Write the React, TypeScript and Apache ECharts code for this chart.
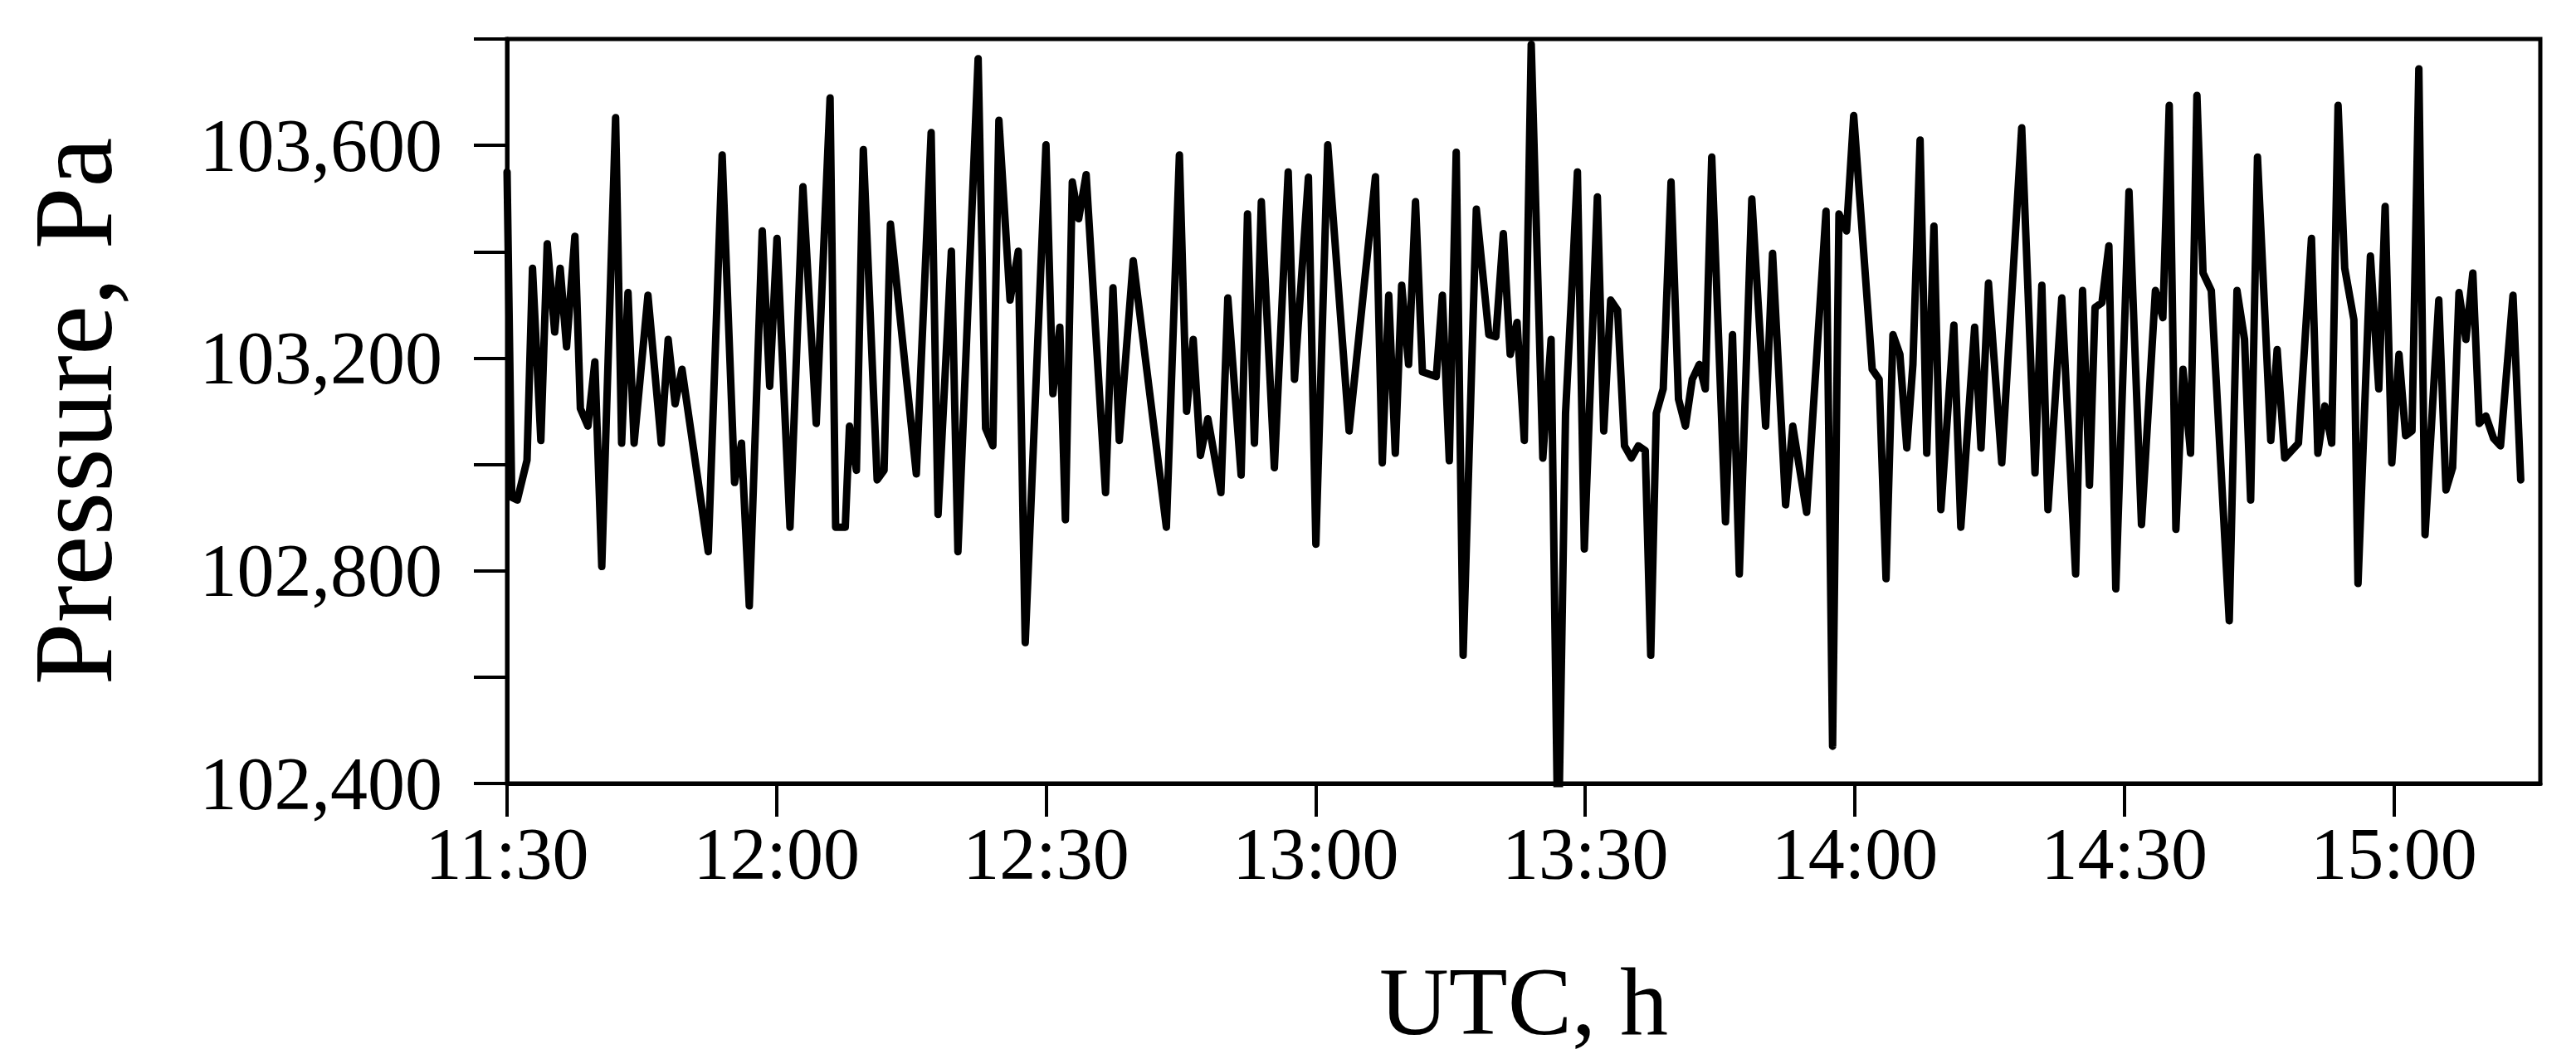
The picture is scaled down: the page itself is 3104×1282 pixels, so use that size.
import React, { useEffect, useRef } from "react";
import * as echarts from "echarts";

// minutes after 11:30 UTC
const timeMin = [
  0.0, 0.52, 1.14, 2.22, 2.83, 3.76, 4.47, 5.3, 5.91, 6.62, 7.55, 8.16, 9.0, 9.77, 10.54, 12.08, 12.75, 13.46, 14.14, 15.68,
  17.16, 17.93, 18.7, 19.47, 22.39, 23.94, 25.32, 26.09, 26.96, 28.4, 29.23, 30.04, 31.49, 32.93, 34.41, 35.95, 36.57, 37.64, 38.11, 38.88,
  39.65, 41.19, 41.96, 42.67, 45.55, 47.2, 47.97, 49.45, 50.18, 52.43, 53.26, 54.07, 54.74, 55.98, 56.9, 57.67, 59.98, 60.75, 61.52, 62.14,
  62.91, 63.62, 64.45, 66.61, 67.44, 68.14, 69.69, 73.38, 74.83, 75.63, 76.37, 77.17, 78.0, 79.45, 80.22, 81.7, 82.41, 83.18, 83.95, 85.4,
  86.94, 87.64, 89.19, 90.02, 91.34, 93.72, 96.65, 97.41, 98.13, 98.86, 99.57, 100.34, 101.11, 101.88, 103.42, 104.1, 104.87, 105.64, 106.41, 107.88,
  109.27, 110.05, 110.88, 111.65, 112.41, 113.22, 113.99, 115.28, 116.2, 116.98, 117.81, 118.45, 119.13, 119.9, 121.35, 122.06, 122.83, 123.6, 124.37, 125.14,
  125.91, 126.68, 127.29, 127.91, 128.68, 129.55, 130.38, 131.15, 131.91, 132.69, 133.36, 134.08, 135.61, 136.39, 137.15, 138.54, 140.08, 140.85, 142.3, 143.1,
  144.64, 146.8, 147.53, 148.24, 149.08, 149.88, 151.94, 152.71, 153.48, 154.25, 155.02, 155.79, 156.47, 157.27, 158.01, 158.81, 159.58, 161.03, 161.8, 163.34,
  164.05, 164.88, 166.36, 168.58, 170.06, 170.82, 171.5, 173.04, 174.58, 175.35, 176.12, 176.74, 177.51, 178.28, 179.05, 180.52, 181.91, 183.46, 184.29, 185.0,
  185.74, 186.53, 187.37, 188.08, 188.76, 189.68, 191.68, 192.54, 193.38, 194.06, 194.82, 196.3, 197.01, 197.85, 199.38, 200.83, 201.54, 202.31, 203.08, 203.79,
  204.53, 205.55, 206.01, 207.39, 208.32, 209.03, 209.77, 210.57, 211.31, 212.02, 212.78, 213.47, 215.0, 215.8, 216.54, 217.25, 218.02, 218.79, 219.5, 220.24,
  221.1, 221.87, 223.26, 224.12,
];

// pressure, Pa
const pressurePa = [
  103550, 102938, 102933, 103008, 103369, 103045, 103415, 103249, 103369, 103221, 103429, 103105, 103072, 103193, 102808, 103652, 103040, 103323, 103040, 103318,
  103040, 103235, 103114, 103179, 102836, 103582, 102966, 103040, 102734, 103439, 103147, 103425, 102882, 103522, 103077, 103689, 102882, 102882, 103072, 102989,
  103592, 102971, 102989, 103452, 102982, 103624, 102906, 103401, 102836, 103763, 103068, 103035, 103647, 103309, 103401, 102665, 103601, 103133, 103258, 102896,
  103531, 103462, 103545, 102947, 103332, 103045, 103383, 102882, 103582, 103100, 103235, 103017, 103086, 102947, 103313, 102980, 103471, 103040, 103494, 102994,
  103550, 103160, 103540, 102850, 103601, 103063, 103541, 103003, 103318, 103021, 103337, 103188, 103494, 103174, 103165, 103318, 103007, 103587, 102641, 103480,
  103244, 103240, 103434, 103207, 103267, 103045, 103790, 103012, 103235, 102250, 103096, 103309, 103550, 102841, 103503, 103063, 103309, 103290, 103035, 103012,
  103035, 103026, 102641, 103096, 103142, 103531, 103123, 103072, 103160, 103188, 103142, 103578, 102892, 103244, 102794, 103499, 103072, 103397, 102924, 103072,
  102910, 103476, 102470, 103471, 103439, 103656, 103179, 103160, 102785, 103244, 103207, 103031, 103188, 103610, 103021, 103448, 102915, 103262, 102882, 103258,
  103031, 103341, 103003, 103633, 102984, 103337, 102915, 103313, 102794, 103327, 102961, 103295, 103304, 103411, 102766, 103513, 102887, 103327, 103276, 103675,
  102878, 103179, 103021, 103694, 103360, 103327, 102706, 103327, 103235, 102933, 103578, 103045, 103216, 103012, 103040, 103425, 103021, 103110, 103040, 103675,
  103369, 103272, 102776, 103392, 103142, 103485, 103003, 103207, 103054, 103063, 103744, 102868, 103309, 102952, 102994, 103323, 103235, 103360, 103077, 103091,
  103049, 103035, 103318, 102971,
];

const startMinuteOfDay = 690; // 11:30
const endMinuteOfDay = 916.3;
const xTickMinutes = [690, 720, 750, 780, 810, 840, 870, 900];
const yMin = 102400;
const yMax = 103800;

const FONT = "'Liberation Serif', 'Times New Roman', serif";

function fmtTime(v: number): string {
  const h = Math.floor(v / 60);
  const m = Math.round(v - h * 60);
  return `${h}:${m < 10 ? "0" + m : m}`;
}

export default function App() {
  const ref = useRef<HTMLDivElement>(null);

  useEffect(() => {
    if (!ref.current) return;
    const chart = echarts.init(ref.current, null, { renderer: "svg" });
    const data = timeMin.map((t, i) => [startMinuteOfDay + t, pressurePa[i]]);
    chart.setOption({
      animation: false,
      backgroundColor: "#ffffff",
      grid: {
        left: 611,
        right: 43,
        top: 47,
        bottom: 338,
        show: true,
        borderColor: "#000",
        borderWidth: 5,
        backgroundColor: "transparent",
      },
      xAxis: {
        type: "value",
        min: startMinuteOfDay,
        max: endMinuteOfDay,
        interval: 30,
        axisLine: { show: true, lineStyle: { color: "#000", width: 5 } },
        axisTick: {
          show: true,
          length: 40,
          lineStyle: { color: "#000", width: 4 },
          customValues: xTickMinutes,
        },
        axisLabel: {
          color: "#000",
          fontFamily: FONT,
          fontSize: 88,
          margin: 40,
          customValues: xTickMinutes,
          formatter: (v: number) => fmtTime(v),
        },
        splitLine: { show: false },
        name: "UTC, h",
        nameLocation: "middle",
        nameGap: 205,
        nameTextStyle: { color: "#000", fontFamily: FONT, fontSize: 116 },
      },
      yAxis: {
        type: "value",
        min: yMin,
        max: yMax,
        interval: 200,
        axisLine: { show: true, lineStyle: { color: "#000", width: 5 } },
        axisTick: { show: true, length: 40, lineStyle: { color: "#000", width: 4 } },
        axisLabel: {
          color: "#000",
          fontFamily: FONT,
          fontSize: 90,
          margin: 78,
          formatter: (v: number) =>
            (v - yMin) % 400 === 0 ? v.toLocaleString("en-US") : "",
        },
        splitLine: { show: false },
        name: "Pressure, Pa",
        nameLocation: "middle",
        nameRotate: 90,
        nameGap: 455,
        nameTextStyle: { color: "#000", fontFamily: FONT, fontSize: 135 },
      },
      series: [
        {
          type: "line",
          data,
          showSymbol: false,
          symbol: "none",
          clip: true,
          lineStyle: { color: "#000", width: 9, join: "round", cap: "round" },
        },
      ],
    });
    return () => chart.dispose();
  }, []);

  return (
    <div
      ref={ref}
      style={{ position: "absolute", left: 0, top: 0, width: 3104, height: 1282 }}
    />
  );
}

_ _ _ _ _

▸ **Problem to solve**: Within the listing above, the range opens at the line with "The picture is" and closes at the line with "import * as". Reproduce exactly the lines of that range, including both ends.

▸ **Correct answer**:
The picture is scaled down: the page itself is 3104×1282 pixels, so use that size.
import React, { useEffect, useRef } from "react";
import * as echarts from "echarts";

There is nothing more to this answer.